═════ Raw data ═════

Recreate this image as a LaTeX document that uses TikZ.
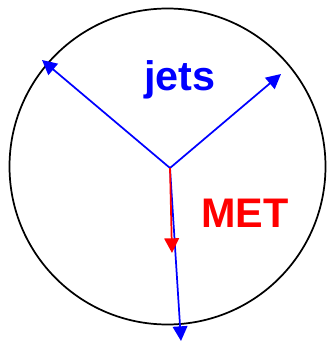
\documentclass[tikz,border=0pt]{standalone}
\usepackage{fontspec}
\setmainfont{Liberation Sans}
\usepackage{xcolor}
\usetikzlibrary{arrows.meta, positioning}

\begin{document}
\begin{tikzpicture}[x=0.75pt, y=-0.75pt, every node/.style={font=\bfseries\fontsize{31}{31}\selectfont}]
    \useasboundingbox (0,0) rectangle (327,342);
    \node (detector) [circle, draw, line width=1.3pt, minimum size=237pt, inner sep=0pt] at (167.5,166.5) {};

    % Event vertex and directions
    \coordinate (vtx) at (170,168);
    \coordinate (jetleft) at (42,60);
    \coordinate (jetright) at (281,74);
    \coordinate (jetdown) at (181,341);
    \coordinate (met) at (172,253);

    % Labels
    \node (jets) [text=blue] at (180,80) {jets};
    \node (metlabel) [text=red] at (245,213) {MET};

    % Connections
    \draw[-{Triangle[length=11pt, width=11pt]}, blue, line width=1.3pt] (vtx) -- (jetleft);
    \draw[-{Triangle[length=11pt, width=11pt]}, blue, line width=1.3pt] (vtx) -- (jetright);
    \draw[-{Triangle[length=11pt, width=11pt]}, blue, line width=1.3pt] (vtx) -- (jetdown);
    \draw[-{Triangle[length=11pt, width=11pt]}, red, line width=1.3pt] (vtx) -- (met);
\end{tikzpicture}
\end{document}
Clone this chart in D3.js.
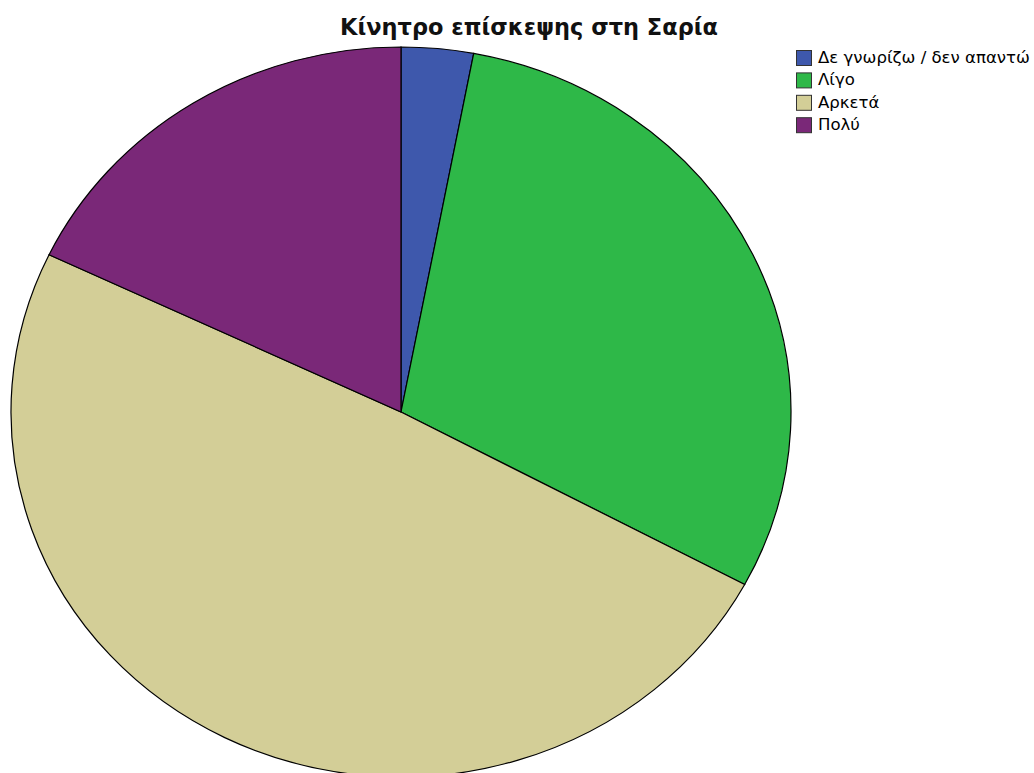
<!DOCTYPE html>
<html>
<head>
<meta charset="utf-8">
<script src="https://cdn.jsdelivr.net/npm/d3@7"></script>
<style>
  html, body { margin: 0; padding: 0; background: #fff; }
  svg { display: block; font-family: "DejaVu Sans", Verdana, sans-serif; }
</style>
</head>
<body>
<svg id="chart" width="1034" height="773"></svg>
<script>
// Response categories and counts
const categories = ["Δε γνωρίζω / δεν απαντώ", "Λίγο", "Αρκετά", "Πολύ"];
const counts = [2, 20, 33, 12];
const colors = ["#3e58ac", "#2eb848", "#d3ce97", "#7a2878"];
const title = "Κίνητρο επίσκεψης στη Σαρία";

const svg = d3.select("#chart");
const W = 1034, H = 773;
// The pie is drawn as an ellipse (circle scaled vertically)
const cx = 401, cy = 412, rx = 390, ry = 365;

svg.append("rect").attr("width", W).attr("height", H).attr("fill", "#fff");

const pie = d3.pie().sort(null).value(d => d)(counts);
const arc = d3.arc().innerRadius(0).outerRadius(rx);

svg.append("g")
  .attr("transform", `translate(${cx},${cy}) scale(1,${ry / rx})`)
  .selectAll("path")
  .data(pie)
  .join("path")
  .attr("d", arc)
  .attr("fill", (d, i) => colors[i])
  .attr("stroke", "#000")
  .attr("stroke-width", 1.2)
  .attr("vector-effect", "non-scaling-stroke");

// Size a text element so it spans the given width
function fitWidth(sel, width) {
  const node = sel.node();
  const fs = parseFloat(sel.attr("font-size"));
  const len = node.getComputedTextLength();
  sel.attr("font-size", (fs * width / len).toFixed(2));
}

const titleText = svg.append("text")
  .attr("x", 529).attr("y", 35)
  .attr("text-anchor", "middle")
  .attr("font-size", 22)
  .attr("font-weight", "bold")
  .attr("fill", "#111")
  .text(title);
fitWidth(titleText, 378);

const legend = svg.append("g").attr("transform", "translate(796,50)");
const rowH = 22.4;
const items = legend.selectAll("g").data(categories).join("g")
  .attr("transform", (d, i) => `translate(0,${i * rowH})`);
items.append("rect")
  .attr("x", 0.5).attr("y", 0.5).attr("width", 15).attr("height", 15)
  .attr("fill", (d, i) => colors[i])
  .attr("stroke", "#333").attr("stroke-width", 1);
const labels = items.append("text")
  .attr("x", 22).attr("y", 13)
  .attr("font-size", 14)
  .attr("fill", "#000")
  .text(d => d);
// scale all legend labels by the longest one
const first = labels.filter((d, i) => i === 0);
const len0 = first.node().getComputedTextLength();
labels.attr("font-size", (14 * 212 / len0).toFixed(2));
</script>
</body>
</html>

═════

Write out the listing above again, exactly, but with no pictures in the copy.

Recreate this image as a LaTeX document that uses TikZ.
\documentclass[tikz,border=0pt]{standalone}
\usepackage{fontspec}
\setmainfont{Liberation Sans}
\usepackage{xcolor}
\usetikzlibrary{arrows.meta, positioning}

\begin{document}
\begin{tikzpicture}[x=0.75pt, y=-0.75pt, every node/.style={font=\bfseries\fontsize{31}{31}\selectfont}]
    \useasboundingbox (0,0) rectangle (327,342);
    \node (detector) [circle, draw, line width=1.3pt, minimum size=237pt, inner sep=0pt] at (167.5,166.5) {};

    % Event vertex and directions
    \coordinate (vtx) at (170,168);
    \coordinate (jetleft) at (42,60);
    \coordinate (jetright) at (281,74);
    \coordinate (jetdown) at (181,341);
    \coordinate (met) at (172,253);

    % Labels
    \node (jets) [text=blue] at (180,80) {jets};
    \node (metlabel) [text=red] at (245,213) {MET};

    % Connections
    \draw[-{Triangle[length=11pt, width=11pt]}, blue, line width=1.3pt] (vtx) -- (jetleft);
    \draw[-{Triangle[length=11pt, width=11pt]}, blue, line width=1.3pt] (vtx) -- (jetright);
    \draw[-{Triangle[length=11pt, width=11pt]}, blue, line width=1.3pt] (vtx) -- (jetdown);
    \draw[-{Triangle[length=11pt, width=11pt]}, red, line width=1.3pt] (vtx) -- (met);
\end{tikzpicture}
\end{document}
Clone this chart in D3.js.
<!DOCTYPE html>
<html>
<head>
<meta charset="utf-8">
<script src="https://cdn.jsdelivr.net/npm/d3@7"></script>
<style>
  html, body { margin: 0; padding: 0; background: #fff; }
  svg { display: block; font-family: "DejaVu Sans", Verdana, sans-serif; }
</style>
</head>
<body>
<svg id="chart" width="1034" height="773"></svg>
<script>
// Response categories and counts
const categories = ["Δε γνωρίζω / δεν απαντώ", "Λίγο", "Αρκετά", "Πολύ"];
const counts = [2, 20, 33, 12];
const colors = ["#3e58ac", "#2eb848", "#d3ce97", "#7a2878"];
const title = "Κίνητρο επίσκεψης στη Σαρία";

const svg = d3.select("#chart");
const W = 1034, H = 773;
// The pie is drawn as an ellipse (circle scaled vertically)
const cx = 401, cy = 412, rx = 390, ry = 365;

svg.append("rect").attr("width", W).attr("height", H).attr("fill", "#fff");

const pie = d3.pie().sort(null).value(d => d)(counts);
const arc = d3.arc().innerRadius(0).outerRadius(rx);

svg.append("g")
  .attr("transform", `translate(${cx},${cy}) scale(1,${ry / rx})`)
  .selectAll("path")
  .data(pie)
  .join("path")
  .attr("d", arc)
  .attr("fill", (d, i) => colors[i])
  .attr("stroke", "#000")
  .attr("stroke-width", 1.2)
  .attr("vector-effect", "non-scaling-stroke");

// Size a text element so it spans the given width
function fitWidth(sel, width) {
  const node = sel.node();
  const fs = parseFloat(sel.attr("font-size"));
  const len = node.getComputedTextLength();
  sel.attr("font-size", (fs * width / len).toFixed(2));
}

const titleText = svg.append("text")
  .attr("x", 529).attr("y", 35)
  .attr("text-anchor", "middle")
  .attr("font-size", 22)
  .attr("font-weight", "bold")
  .attr("fill", "#111")
  .text(title);
fitWidth(titleText, 378);

const legend = svg.append("g").attr("transform", "translate(796,50)");
const rowH = 22.4;
const items = legend.selectAll("g").data(categories).join("g")
  .attr("transform", (d, i) => `translate(0,${i * rowH})`);
items.append("rect")
  .attr("x", 0.5).attr("y", 0.5).attr("width", 15).attr("height", 15)
  .attr("fill", (d, i) => colors[i])
  .attr("stroke", "#333").attr("stroke-width", 1);
const labels = items.append("text")
  .attr("x", 22).attr("y", 13)
  .attr("font-size", 14)
  .attr("fill", "#000")
  .text(d => d);
// scale all legend labels by the longest one
const first = labels.filter((d, i) => i === 0);
const len0 = first.node().getComputedTextLength();
labels.attr("font-size", (14 * 212 / len0).toFixed(2));
</script>
</body>
</html>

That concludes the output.